Other Half has a couple of places where way back in his family history his ancestors lived. One we visited yesterday and is the furthest North we have reached on this trip: Ullapool in Ross and Cromarty. A really lovely village with a very comprehensive, although deceptively small, museum. The first folder Other Half opened in the family history section of the museum showed a photograph of his grandfather about to depart with his battalion for the front in November 1914. We also managed to fill in a few missing details about the family prior to and just after WW1.

Today's destination on the Isle of Skye was actually one of those really wild ideas of mine. One of my favourite authors is Wilkie Collins [the link is to the excellent site by Paul Lewis], and one of Collins' best books imo is Armadale And as Armadale is a small place on the coast of Skye, I [we!] obviously had to visit.... [Collins' visited Armadale on Skye when yachting around Scotland] A very pretty place to visit. Although the photo of me [courtesy of Other Half] at the Ferry Terminal flatters neither the place nor me it does show the name 'Armadale'!!
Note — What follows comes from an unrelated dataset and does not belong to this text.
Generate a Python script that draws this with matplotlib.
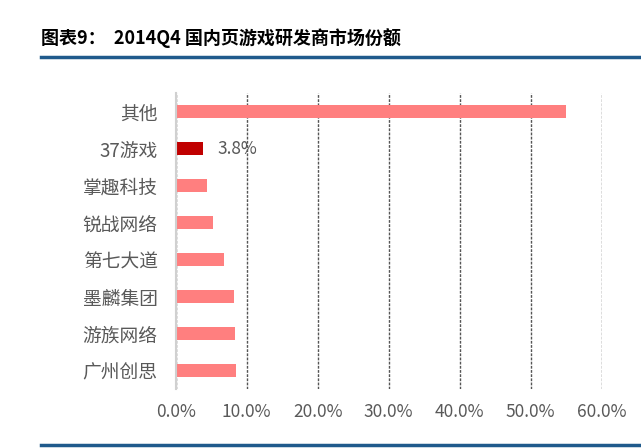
import matplotlib
matplotlib.use("Agg")
import matplotlib.pyplot as plt
from matplotlib.lines import Line2D

plt.rcParams['font.family'] = ['Noto Sans CJK SC', 'DejaVu Sans']

categories = ["其他", "37游戏", "掌趣科技", "锐战网络", "第七大道", "墨麟集团", "游族网络", "广州创思"]
values = [55.0, 3.8, 4.4, 5.2, 6.8, 8.2, 8.3, 8.5]
highlight = "37游戏"
xticks = [0, 10, 20, 30, 40, 50, 60]
xticklabels = ["0.0%", "10.0%", "20.0%", "30.0%", "40.0%", "50.0%", "60.0%"]
title = "图表9：  2014Q4 国内页游戏研发商市场份额"

W, H = 641, 448
fig = plt.figure(figsize=(W / 100, H / 100), dpi=100)
ax = fig.add_axes([175.7 / W, 1 - 389 / H, (601.7 - 175.7) / W, (389 - 93) / H])

colors = ["#C00000" if c == highlight else "#FF7F7F" for c in categories]
ypos = list(range(len(categories)))
ax.barh(ypos, values, height=0.36, color=colors, zorder=3)

for y, c, v in zip(ypos, categories, values):
    if c == highlight:
        ax.text(v + 2.1, y, f"{v:.1f}%", va="center", ha="left", fontsize=12.5, color="#595959")

ax.set_xlim(0, 60)
ax.set_ylim(len(categories) - 0.5, -0.5)
ax.set_yticks(ypos)
ax.set_yticklabels(categories, fontsize=13.5, color="#595959")
ax.set_xticks(xticks)
ax.set_xticklabels(xticklabels, fontsize=12.5, color="#595959")
ax.tick_params(axis="x", length=0, pad=10)
ax.tick_params(axis="y", length=0, pad=13)

ax.xaxis.grid(True, linestyle=(0, (2, 1)), color="#555555", linewidth=1.0, zorder=1)
ax.set_axisbelow(True)
for s in ["top", "right", "bottom"]:
    ax.spines[s].set_visible(False)
ax.spines["left"].set_color("#D0D0D0")
ax.spines["left"].set_linewidth(1.5)
ax.spines["left"].set_zorder(4)

fig.text(41 / W, 1 - 38 / H, title, fontsize=13, fontweight="bold", va="center", ha="left", color="black")
fig.add_artist(Line2D([41 / W, 1], [1 - 57 / H, 1 - 57 / H], color="#1F5A8C", linewidth=2.5, transform=fig.transFigure))
fig.add_artist(Line2D([41 / W, 1], [1 - 445 / H, 1 - 445 / H], color="#1F5A8C", linewidth=2.5, transform=fig.transFigure))

fig.savefig("out.png", dpi=100)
We also found an interesting place which allowed me to indulge other odd interests of mine - a tin chapel and a canal system. Another little village, Fort Augustus. Other Half also managed to get me up in a 'gondola' - a sort of cable car - up one of the mountains in the Ben Nevis range. As I am not a lover of heights this was a momentous experience, which I thoroughly enjoyed!

Politics - past and present - can never be completely left behind: listening to the speeches at the Labour Party Conference on the radio whilst driving about and thinking about the Highland Clearances whilst driving around the Glens etc. On the first point I actually enjoyed Ed Milliband's speech, on the second I was even more enraged at the unfairness of the 'us and them' that allowed the Clearances to impoverish even further the already dispossessed.